start PROVIDED MATERIAL

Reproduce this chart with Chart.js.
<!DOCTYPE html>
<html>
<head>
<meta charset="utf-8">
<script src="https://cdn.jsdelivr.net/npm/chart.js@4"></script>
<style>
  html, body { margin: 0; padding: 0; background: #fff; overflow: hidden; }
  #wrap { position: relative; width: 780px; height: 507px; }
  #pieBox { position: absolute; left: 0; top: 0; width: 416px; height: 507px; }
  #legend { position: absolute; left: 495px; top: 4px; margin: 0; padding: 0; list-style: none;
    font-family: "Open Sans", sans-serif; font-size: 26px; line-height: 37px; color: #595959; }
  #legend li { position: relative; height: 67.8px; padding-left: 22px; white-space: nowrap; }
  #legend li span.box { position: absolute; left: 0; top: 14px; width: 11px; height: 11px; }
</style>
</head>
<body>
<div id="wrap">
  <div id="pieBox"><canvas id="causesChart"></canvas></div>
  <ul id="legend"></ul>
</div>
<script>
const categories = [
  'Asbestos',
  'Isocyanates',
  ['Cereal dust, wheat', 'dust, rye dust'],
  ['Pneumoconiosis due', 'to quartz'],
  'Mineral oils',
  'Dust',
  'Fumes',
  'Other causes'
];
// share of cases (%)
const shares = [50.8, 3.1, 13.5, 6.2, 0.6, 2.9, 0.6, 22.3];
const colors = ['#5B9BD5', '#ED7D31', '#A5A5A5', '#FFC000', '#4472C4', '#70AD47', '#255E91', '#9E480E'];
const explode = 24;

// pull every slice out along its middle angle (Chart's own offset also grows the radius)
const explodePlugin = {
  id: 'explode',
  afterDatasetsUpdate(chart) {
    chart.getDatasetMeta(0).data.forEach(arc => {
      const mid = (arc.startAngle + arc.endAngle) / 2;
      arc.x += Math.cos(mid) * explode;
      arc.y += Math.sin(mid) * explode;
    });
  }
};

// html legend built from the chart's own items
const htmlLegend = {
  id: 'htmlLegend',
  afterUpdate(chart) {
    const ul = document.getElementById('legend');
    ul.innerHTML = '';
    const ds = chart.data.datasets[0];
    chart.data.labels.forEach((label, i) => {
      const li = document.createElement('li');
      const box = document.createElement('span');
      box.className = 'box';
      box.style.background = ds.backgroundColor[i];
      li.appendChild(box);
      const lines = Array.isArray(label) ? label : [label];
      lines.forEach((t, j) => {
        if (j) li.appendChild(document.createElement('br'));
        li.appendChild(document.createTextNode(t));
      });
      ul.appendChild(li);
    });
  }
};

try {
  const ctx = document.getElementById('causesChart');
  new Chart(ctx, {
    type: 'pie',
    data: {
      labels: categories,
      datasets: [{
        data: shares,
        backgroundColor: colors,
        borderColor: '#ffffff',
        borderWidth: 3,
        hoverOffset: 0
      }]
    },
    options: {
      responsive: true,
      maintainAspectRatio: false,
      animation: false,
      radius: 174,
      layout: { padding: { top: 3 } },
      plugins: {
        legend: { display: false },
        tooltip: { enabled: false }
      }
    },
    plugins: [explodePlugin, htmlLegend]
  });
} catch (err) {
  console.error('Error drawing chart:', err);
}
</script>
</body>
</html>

end PROVIDED MATERIAL

_GOAL:_
Please repeat the material above, word for word and in full.

_ANSWER TO THE EXERCISE:_
Reproduce this chart with Chart.js.
<!DOCTYPE html>
<html>
<head>
<meta charset="utf-8">
<script src="https://cdn.jsdelivr.net/npm/chart.js@4"></script>
<style>
  html, body { margin: 0; padding: 0; background: #fff; overflow: hidden; }
  #wrap { position: relative; width: 780px; height: 507px; }
  #pieBox { position: absolute; left: 0; top: 0; width: 416px; height: 507px; }
  #legend { position: absolute; left: 495px; top: 4px; margin: 0; padding: 0; list-style: none;
    font-family: "Open Sans", sans-serif; font-size: 26px; line-height: 37px; color: #595959; }
  #legend li { position: relative; height: 67.8px; padding-left: 22px; white-space: nowrap; }
  #legend li span.box { position: absolute; left: 0; top: 14px; width: 11px; height: 11px; }
</style>
</head>
<body>
<div id="wrap">
  <div id="pieBox"><canvas id="causesChart"></canvas></div>
  <ul id="legend"></ul>
</div>
<script>
const categories = [
  'Asbestos',
  'Isocyanates',
  ['Cereal dust, wheat', 'dust, rye dust'],
  ['Pneumoconiosis due', 'to quartz'],
  'Mineral oils',
  'Dust',
  'Fumes',
  'Other causes'
];
// share of cases (%)
const shares = [50.8, 3.1, 13.5, 6.2, 0.6, 2.9, 0.6, 22.3];
const colors = ['#5B9BD5', '#ED7D31', '#A5A5A5', '#FFC000', '#4472C4', '#70AD47', '#255E91', '#9E480E'];
const explode = 24;

// pull every slice out along its middle angle (Chart's own offset also grows the radius)
const explodePlugin = {
  id: 'explode',
  afterDatasetsUpdate(chart) {
    chart.getDatasetMeta(0).data.forEach(arc => {
      const mid = (arc.startAngle + arc.endAngle) / 2;
      arc.x += Math.cos(mid) * explode;
      arc.y += Math.sin(mid) * explode;
    });
  }
};

// html legend built from the chart's own items
const htmlLegend = {
  id: 'htmlLegend',
  afterUpdate(chart) {
    const ul = document.getElementById('legend');
    ul.innerHTML = '';
    const ds = chart.data.datasets[0];
    chart.data.labels.forEach((label, i) => {
      const li = document.createElement('li');
      const box = document.createElement('span');
      box.className = 'box';
      box.style.background = ds.backgroundColor[i];
      li.appendChild(box);
      const lines = Array.isArray(label) ? label : [label];
      lines.forEach((t, j) => {
        if (j) li.appendChild(document.createElement('br'));
        li.appendChild(document.createTextNode(t));
      });
      ul.appendChild(li);
    });
  }
};

try {
  const ctx = document.getElementById('causesChart');
  new Chart(ctx, {
    type: 'pie',
    data: {
      labels: categories,
      datasets: [{
        data: shares,
        backgroundColor: colors,
        borderColor: '#ffffff',
        borderWidth: 3,
        hoverOffset: 0
      }]
    },
    options: {
      responsive: true,
      maintainAspectRatio: false,
      animation: false,
      radius: 174,
      layout: { padding: { top: 3 } },
      plugins: {
        legend: { display: false },
        tooltip: { enabled: false }
      }
    },
    plugins: [explodePlugin, htmlLegend]
  });
} catch (err) {
  console.error('Error drawing chart:', err);
}
</script>
</body>
</html>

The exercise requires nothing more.